Write the data out again, character for character, with no images.
## BEGIN Dataset extract
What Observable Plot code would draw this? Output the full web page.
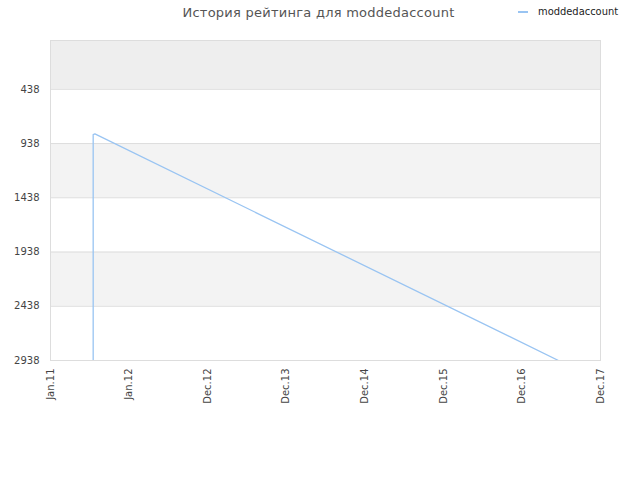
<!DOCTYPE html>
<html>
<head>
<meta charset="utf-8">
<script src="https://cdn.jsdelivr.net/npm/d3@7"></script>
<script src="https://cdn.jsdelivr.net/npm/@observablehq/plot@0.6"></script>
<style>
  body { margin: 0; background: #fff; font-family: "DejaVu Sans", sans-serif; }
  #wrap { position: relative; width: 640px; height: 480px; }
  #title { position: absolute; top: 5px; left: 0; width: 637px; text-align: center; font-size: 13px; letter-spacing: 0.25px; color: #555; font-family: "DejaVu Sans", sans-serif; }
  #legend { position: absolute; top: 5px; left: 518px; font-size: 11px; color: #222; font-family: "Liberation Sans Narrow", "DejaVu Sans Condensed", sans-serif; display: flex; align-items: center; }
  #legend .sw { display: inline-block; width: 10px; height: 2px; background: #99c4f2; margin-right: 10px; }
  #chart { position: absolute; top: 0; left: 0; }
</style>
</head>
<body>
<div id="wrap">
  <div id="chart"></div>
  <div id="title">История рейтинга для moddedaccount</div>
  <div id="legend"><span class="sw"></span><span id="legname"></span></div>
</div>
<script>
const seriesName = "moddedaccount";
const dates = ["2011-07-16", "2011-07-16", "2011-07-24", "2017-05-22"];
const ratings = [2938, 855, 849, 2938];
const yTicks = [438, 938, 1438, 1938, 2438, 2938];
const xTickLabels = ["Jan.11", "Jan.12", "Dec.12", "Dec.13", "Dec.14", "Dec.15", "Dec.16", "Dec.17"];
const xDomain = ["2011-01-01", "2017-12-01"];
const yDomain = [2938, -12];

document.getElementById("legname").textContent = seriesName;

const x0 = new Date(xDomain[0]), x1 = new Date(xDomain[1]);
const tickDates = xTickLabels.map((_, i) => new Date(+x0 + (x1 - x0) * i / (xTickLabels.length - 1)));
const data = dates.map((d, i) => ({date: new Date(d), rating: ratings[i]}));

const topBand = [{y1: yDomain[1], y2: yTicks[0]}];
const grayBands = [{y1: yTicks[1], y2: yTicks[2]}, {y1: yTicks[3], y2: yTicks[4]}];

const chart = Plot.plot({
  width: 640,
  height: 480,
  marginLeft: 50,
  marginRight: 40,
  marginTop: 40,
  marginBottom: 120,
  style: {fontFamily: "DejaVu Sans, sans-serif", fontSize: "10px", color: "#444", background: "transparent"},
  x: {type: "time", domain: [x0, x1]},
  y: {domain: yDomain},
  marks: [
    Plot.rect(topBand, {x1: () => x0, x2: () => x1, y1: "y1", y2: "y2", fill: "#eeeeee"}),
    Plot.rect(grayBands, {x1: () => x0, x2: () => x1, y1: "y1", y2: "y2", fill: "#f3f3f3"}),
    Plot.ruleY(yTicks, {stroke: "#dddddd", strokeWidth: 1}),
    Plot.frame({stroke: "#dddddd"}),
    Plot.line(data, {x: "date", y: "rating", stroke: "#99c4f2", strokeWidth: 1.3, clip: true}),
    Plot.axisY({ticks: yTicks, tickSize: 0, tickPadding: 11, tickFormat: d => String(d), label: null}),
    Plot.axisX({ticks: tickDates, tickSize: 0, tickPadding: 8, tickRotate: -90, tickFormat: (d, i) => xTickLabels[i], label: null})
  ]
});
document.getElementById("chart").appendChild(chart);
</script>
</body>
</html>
## END Dataset extract
» Exercise solution:
What Observable Plot code would draw this? Output the full web page.
<!DOCTYPE html>
<html>
<head>
<meta charset="utf-8">
<script src="https://cdn.jsdelivr.net/npm/d3@7"></script>
<script src="https://cdn.jsdelivr.net/npm/@observablehq/plot@0.6"></script>
<style>
  body { margin: 0; background: #fff; font-family: "DejaVu Sans", sans-serif; }
  #wrap { position: relative; width: 640px; height: 480px; }
  #title { position: absolute; top: 5px; left: 0; width: 637px; text-align: center; font-size: 13px; letter-spacing: 0.25px; color: #555; font-family: "DejaVu Sans", sans-serif; }
  #legend { position: absolute; top: 5px; left: 518px; font-size: 11px; color: #222; font-family: "Liberation Sans Narrow", "DejaVu Sans Condensed", sans-serif; display: flex; align-items: center; }
  #legend .sw { display: inline-block; width: 10px; height: 2px; background: #99c4f2; margin-right: 10px; }
  #chart { position: absolute; top: 0; left: 0; }
</style>
</head>
<body>
<div id="wrap">
  <div id="chart"></div>
  <div id="title">История рейтинга для moddedaccount</div>
  <div id="legend"><span class="sw"></span><span id="legname"></span></div>
</div>
<script>
const seriesName = "moddedaccount";
const dates = ["2011-07-16", "2011-07-16", "2011-07-24", "2017-05-22"];
const ratings = [2938, 855, 849, 2938];
const yTicks = [438, 938, 1438, 1938, 2438, 2938];
const xTickLabels = ["Jan.11", "Jan.12", "Dec.12", "Dec.13", "Dec.14", "Dec.15", "Dec.16", "Dec.17"];
const xDomain = ["2011-01-01", "2017-12-01"];
const yDomain = [2938, -12];

document.getElementById("legname").textContent = seriesName;

const x0 = new Date(xDomain[0]), x1 = new Date(xDomain[1]);
const tickDates = xTickLabels.map((_, i) => new Date(+x0 + (x1 - x0) * i / (xTickLabels.length - 1)));
const data = dates.map((d, i) => ({date: new Date(d), rating: ratings[i]}));

const topBand = [{y1: yDomain[1], y2: yTicks[0]}];
const grayBands = [{y1: yTicks[1], y2: yTicks[2]}, {y1: yTicks[3], y2: yTicks[4]}];

const chart = Plot.plot({
  width: 640,
  height: 480,
  marginLeft: 50,
  marginRight: 40,
  marginTop: 40,
  marginBottom: 120,
  style: {fontFamily: "DejaVu Sans, sans-serif", fontSize: "10px", color: "#444", background: "transparent"},
  x: {type: "time", domain: [x0, x1]},
  y: {domain: yDomain},
  marks: [
    Plot.rect(topBand, {x1: () => x0, x2: () => x1, y1: "y1", y2: "y2", fill: "#eeeeee"}),
    Plot.rect(grayBands, {x1: () => x0, x2: () => x1, y1: "y1", y2: "y2", fill: "#f3f3f3"}),
    Plot.ruleY(yTicks, {stroke: "#dddddd", strokeWidth: 1}),
    Plot.frame({stroke: "#dddddd"}),
    Plot.line(data, {x: "date", y: "rating", stroke: "#99c4f2", strokeWidth: 1.3, clip: true}),
    Plot.axisY({ticks: yTicks, tickSize: 0, tickPadding: 11, tickFormat: d => String(d), label: null}),
    Plot.axisX({ticks: tickDates, tickSize: 0, tickPadding: 8, tickRotate: -90, tickFormat: (d, i) => xTickLabels[i], label: null})
  ]
});
document.getElementById("chart").appendChild(chart);
</script>
</body>
</html>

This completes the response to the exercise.